▶ **The request**: Exact repetition of every entry is required.

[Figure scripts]
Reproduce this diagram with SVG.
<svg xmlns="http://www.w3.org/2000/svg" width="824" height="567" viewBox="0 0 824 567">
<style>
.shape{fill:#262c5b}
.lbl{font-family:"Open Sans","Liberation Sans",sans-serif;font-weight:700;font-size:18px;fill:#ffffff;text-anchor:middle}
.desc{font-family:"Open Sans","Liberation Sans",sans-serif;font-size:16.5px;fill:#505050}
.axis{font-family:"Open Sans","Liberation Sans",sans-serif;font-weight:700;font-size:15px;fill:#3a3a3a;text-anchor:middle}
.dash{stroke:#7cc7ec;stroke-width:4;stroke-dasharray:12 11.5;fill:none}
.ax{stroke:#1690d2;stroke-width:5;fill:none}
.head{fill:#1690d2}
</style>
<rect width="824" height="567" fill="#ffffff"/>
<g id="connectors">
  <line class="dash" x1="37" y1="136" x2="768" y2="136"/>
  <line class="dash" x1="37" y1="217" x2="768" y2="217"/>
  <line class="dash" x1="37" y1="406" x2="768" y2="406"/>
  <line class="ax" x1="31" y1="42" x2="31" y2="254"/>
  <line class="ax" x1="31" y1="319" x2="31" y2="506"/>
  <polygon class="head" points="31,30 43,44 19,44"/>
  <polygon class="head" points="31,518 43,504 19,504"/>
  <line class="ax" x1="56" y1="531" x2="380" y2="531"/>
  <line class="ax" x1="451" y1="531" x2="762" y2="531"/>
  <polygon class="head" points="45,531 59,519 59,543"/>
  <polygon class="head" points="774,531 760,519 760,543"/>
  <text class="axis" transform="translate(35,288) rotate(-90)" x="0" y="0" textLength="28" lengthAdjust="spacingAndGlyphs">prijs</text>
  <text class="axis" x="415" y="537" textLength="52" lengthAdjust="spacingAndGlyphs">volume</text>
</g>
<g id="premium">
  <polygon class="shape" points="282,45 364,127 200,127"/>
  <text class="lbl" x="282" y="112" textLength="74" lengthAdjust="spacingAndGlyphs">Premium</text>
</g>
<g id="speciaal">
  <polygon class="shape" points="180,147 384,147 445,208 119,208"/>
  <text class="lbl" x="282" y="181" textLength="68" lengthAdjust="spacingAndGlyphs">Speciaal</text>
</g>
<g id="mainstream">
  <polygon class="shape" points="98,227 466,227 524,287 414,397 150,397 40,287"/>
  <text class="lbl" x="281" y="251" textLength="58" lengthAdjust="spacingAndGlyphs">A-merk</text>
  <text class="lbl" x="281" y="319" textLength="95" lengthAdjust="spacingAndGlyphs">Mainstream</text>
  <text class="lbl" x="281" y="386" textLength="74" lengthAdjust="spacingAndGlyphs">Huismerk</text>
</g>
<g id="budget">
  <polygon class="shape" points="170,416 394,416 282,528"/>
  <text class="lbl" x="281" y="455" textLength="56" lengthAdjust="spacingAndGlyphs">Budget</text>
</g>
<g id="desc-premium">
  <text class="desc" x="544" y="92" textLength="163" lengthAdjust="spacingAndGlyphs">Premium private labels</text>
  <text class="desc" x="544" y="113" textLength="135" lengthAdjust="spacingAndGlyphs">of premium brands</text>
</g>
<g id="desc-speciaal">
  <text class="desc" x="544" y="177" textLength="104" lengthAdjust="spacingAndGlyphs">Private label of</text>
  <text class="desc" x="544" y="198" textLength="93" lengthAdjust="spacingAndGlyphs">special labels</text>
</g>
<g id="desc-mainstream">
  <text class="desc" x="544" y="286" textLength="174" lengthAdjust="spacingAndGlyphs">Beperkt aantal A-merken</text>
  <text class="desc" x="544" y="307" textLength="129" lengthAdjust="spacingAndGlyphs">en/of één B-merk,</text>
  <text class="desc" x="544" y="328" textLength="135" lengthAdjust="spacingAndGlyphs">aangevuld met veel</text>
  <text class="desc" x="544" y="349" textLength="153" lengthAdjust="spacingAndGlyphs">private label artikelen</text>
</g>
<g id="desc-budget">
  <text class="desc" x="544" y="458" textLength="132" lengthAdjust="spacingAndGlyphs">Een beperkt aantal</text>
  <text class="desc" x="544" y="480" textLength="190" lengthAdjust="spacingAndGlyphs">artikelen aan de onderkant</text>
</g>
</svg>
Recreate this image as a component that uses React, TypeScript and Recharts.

▶ **Complete response**:
Reproduce this diagram with SVG.
<svg xmlns="http://www.w3.org/2000/svg" width="824" height="567" viewBox="0 0 824 567">
<style>
.shape{fill:#262c5b}
.lbl{font-family:"Open Sans","Liberation Sans",sans-serif;font-weight:700;font-size:18px;fill:#ffffff;text-anchor:middle}
.desc{font-family:"Open Sans","Liberation Sans",sans-serif;font-size:16.5px;fill:#505050}
.axis{font-family:"Open Sans","Liberation Sans",sans-serif;font-weight:700;font-size:15px;fill:#3a3a3a;text-anchor:middle}
.dash{stroke:#7cc7ec;stroke-width:4;stroke-dasharray:12 11.5;fill:none}
.ax{stroke:#1690d2;stroke-width:5;fill:none}
.head{fill:#1690d2}
</style>
<rect width="824" height="567" fill="#ffffff"/>
<g id="connectors">
  <line class="dash" x1="37" y1="136" x2="768" y2="136"/>
  <line class="dash" x1="37" y1="217" x2="768" y2="217"/>
  <line class="dash" x1="37" y1="406" x2="768" y2="406"/>
  <line class="ax" x1="31" y1="42" x2="31" y2="254"/>
  <line class="ax" x1="31" y1="319" x2="31" y2="506"/>
  <polygon class="head" points="31,30 43,44 19,44"/>
  <polygon class="head" points="31,518 43,504 19,504"/>
  <line class="ax" x1="56" y1="531" x2="380" y2="531"/>
  <line class="ax" x1="451" y1="531" x2="762" y2="531"/>
  <polygon class="head" points="45,531 59,519 59,543"/>
  <polygon class="head" points="774,531 760,519 760,543"/>
  <text class="axis" transform="translate(35,288) rotate(-90)" x="0" y="0" textLength="28" lengthAdjust="spacingAndGlyphs">prijs</text>
  <text class="axis" x="415" y="537" textLength="52" lengthAdjust="spacingAndGlyphs">volume</text>
</g>
<g id="premium">
  <polygon class="shape" points="282,45 364,127 200,127"/>
  <text class="lbl" x="282" y="112" textLength="74" lengthAdjust="spacingAndGlyphs">Premium</text>
</g>
<g id="speciaal">
  <polygon class="shape" points="180,147 384,147 445,208 119,208"/>
  <text class="lbl" x="282" y="181" textLength="68" lengthAdjust="spacingAndGlyphs">Speciaal</text>
</g>
<g id="mainstream">
  <polygon class="shape" points="98,227 466,227 524,287 414,397 150,397 40,287"/>
  <text class="lbl" x="281" y="251" textLength="58" lengthAdjust="spacingAndGlyphs">A-merk</text>
  <text class="lbl" x="281" y="319" textLength="95" lengthAdjust="spacingAndGlyphs">Mainstream</text>
  <text class="lbl" x="281" y="386" textLength="74" lengthAdjust="spacingAndGlyphs">Huismerk</text>
</g>
<g id="budget">
  <polygon class="shape" points="170,416 394,416 282,528"/>
  <text class="lbl" x="281" y="455" textLength="56" lengthAdjust="spacingAndGlyphs">Budget</text>
</g>
<g id="desc-premium">
  <text class="desc" x="544" y="92" textLength="163" lengthAdjust="spacingAndGlyphs">Premium private labels</text>
  <text class="desc" x="544" y="113" textLength="135" lengthAdjust="spacingAndGlyphs">of premium brands</text>
</g>
<g id="desc-speciaal">
  <text class="desc" x="544" y="177" textLength="104" lengthAdjust="spacingAndGlyphs">Private label of</text>
  <text class="desc" x="544" y="198" textLength="93" lengthAdjust="spacingAndGlyphs">special labels</text>
</g>
<g id="desc-mainstream">
  <text class="desc" x="544" y="286" textLength="174" lengthAdjust="spacingAndGlyphs">Beperkt aantal A-merken</text>
  <text class="desc" x="544" y="307" textLength="129" lengthAdjust="spacingAndGlyphs">en/of één B-merk,</text>
  <text class="desc" x="544" y="328" textLength="135" lengthAdjust="spacingAndGlyphs">aangevuld met veel</text>
  <text class="desc" x="544" y="349" textLength="153" lengthAdjust="spacingAndGlyphs">private label artikelen</text>
</g>
<g id="desc-budget">
  <text class="desc" x="544" y="458" textLength="132" lengthAdjust="spacingAndGlyphs">Een beperkt aantal</text>
  <text class="desc" x="544" y="480" textLength="190" lengthAdjust="spacingAndGlyphs">artikelen aan de onderkant</text>
</g>
</svg>
Recreate this image as a component that uses React, TypeScript and Recharts.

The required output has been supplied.